>>

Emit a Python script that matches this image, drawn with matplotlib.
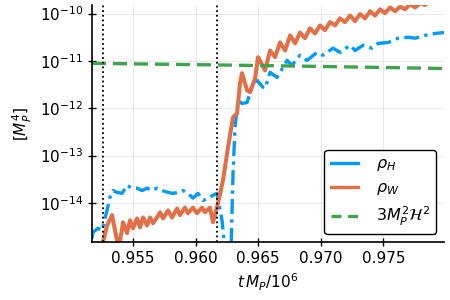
import numpy as np
import matplotlib
matplotlib.use("Agg")
import matplotlib.pyplot as plt
from matplotlib.lines import Line2D

# values; y values are log10 of the energy density
t_H = [0.95172, 0.95180, 0.95220, 0.95252, 0.95292, 0.95316, 0.95340, 0.95372, 0.95412, 0.95452,
       0.95492, 0.95532, 0.95572, 0.95612, 0.95652, 0.95692, 0.95732, 0.95780, 0.95820, 0.95860,
       0.95900, 0.95939, 0.95979, 0.96019, 0.96059, 0.96099, 0.96139, 0.96171, 0.96211, 0.96235,
       0.96259, 0.96283, 0.96299, 0.96315, 0.96339, 0.96371, 0.96411, 0.96435, 0.96459, 0.96491,
       0.96539, 0.96555, 0.96595, 0.96651, 0.96731, 0.96771, 0.96834, 0.96890, 0.96970, 0.97018,
       0.97098, 0.97154, 0.97234, 0.97274, 0.97338, 0.97410, 0.97458, 0.97538, 0.97618, 0.97698,
       0.97754, 0.97833, 0.97913, 0.97985]
logrho_H = [-14.75, -14.62, -14.54, -14.58, -14.16, -13.88, -13.74, -13.78, -13.80, -13.63,
            -13.69, -13.69, -13.74, -13.69, -13.74, -13.69, -13.74, -13.78, -13.80, -13.78,
            -13.74, -13.80, -13.90, -13.80, -13.95, -13.90, -13.84, -13.80, -14.37, -15.00,
            -16.50, -15.00, -13.38, -12.40, -11.83, -11.90, -11.88, -11.68, -11.47, -11.41,
            -11.56, -11.58, -11.24, -11.35, -10.99, -11.09, -10.88, -10.99, -10.82, -10.88,
            -10.73, -10.82, -10.67, -10.78, -10.67, -10.73, -10.63, -10.61, -10.52, -10.50,
            -10.52, -10.46, -10.42, -10.40]

t_W = [0.95172, 0.95236, 0.95260, 0.95292, 0.95332, 0.95372, 0.95388, 0.95420, 0.95452, 0.95476,
       0.95500, 0.95532, 0.95556, 0.95580, 0.95612, 0.95636, 0.95660, 0.95692, 0.95716, 0.95740,
       0.95780, 0.95812, 0.95852, 0.95876, 0.95915, 0.95939, 0.95979, 0.96011, 0.96051, 0.96075,
       0.96115, 0.96139, 0.96179, 0.96219, 0.96259, 0.96299, 0.96331, 0.96355, 0.96371, 0.96411,
       0.96435, 0.96475, 0.96499, 0.96555, 0.96595, 0.96635, 0.96675, 0.96715, 0.96755, 0.96795,
       0.96834, 0.96874, 0.96914, 0.96954, 0.96994, 0.97034, 0.97074, 0.97114, 0.97154, 0.97194,
       0.97234, 0.97274, 0.97314, 0.97354, 0.97394, 0.97434, 0.97474, 0.97514, 0.97554, 0.97594,
       0.97634, 0.97674, 0.97714, 0.97754, 0.97794, 0.97833, 0.97873, 0.97913, 0.97985]
logrho_W = [-15.30, -15.00, -14.83, -14.48, -14.26, -14.79, -14.95, -14.41, -14.64, -14.37,
            -14.54, -14.33, -14.52, -14.31, -14.48, -14.31, -14.43, -14.31, -14.20, -14.33,
            -14.16, -14.31, -14.12, -14.26, -14.10, -14.22, -14.10, -14.22, -14.10, -14.20,
            -14.10, -14.41, -14.01, -13.52, -12.83, -12.19, -12.11, -11.47, -11.26, -11.62,
            -11.66, -11.37, -10.92, -11.20, -10.78, -10.92, -10.61, -10.78, -10.46, -10.63,
            -10.40, -10.52, -10.31, -10.42, -10.25, -10.35, -10.18, -10.25, -10.10, -10.18,
            -10.04, -10.16, -10.01, -10.10, -9.95, -10.04, -9.91, -9.99, -9.87, -9.95,
            -9.85, -9.91, -9.80, -9.87, -9.78, -9.82, -9.74, -9.78, -9.70]

t_Hub = [0.95172, 0.96035, 0.96834, 0.97985]
logrho_Hub = [-11.05, -11.08, -11.11, -11.16]

t_marks = [0.95257, 0.96174]

blue = "#009AFA"
orange = "#E26F46"
green = "#3DA44D"

fig = plt.figure(figsize=(4.5, 3), dpi=100)
ax = fig.add_axes([0.2044, 0.193, 0.7823, 0.790])

ax.plot(t_H, 10 ** np.array(logrho_H), color=blue, lw=2.4, dashes=(4.5, 1.6, 1.0, 1.6))
ax.plot(t_W, 10 ** np.array(logrho_W), color=orange, lw=2.9)
ax.plot(t_Hub, 10 ** np.array(logrho_Hub), color=green, lw=2.4, dashes=(4.2, 2.1))
for tm in t_marks:
    ax.axvline(tm, color="black", lw=1.3, linestyle=(0, (1, 1.6)))

ax.set_yscale("log")
ax.set_xlim(0.95172, 0.97985)
ax.set_ylim(10 ** -14.83, 10 ** -9.82)
ax.set_xticks([0.955, 0.960, 0.965, 0.970, 0.975])
ax.set_xticklabels(["0.955", "0.960", "0.965", "0.970", "0.975"])
ax.set_yticks([1e-14, 1e-13, 1e-12, 1e-11, 1e-10])
ax.minorticks_off()
ax.grid(True, color="black", alpha=0.1, lw=0.6)
ax.tick_params(direction="inout", length=6, width=1, labelsize=11)
for s in ["top", "right"]:
    ax.spines[s].set_visible(False)
for s in ["left", "bottom"]:
    ax.spines[s].set_linewidth(1.2)

ax.set_xlabel(r"$t\,M_P/10^6$", fontsize=11)
ax.set_ylabel(r"$[M_P^4]$", fontsize=11)

handles = [Line2D([], [], color=blue, lw=2.4),
           Line2D([], [], color=orange, lw=2.4),
           Line2D([], [], color=green, lw=2.4, dashes=(3, 2))]
leg = ax.legend(handles, [r"$\rho_H$", r"$\rho_W$", r"$3M_P^2\mathcal{H}^2$"],
                loc="lower right", fontsize=11.5, framealpha=1, edgecolor="black",
                fancybox=True, handlelength=1.7, handletextpad=1.1,
                labelspacing=0.45, borderaxespad=0.5)
leg.get_frame().set_linewidth(1.0)

fig.savefig("out.png", dpi=100)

<<

[TASK OBJECTIVE]
From the first line above through the line containing "from matplotlib.lines import Line2D", copy everything exactly, without the pictures.

[OUTPUT OF THE TASK]
Emit a Python script that matches this image, drawn with matplotlib.
import numpy as np
import matplotlib
matplotlib.use("Agg")
import matplotlib.pyplot as plt
from matplotlib.lines import Line2D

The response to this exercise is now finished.